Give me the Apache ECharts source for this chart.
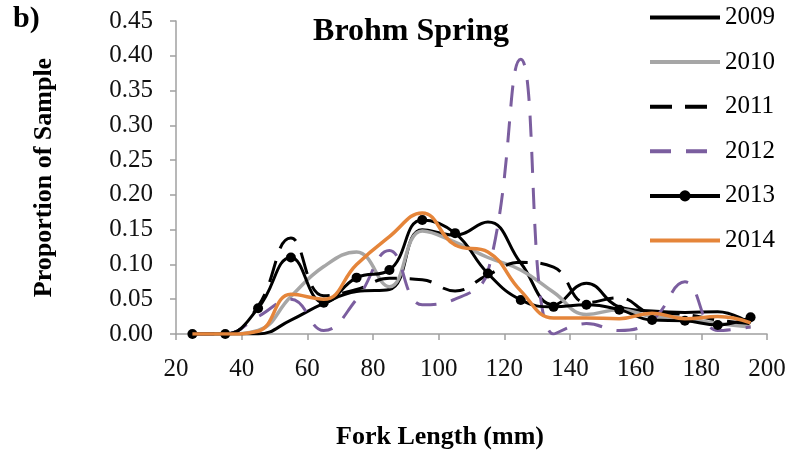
_ _ _ _ _
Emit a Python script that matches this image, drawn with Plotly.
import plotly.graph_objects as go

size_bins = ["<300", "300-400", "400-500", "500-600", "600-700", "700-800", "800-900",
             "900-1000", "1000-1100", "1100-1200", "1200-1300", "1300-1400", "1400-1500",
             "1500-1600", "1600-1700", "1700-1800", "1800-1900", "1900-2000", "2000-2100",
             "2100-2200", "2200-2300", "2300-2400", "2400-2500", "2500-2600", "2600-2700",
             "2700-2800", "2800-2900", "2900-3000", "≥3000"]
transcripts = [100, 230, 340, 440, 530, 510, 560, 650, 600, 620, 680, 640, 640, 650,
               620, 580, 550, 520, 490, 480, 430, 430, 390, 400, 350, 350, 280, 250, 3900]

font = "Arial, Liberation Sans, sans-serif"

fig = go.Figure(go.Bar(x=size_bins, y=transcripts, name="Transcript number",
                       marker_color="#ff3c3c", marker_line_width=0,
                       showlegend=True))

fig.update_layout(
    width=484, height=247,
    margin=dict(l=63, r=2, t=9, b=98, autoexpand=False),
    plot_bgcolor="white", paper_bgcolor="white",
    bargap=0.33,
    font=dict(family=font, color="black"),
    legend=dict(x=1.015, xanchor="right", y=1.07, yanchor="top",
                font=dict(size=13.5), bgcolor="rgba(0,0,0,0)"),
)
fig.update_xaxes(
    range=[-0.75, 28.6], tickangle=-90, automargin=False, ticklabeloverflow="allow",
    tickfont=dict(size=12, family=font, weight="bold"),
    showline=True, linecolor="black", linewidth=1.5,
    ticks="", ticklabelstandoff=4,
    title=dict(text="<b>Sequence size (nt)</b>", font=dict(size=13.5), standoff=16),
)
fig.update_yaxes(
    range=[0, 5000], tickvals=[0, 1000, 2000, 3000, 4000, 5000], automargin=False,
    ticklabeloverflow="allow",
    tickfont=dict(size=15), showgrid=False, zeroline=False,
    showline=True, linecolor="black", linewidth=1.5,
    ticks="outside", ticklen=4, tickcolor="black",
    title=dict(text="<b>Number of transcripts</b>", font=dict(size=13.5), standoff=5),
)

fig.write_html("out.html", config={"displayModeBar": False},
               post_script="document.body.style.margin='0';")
_ _ _ _ _
_Aim of the exercise_.
Your task is to repeat the lines from the one containing "Emit a Python" to the one containing "import plotly.graph_objects as go", both lines included. Leave out every other line.

_Answer to this task_.
Emit a Python script that matches this image, drawn with Plotly.
import plotly.graph_objects as go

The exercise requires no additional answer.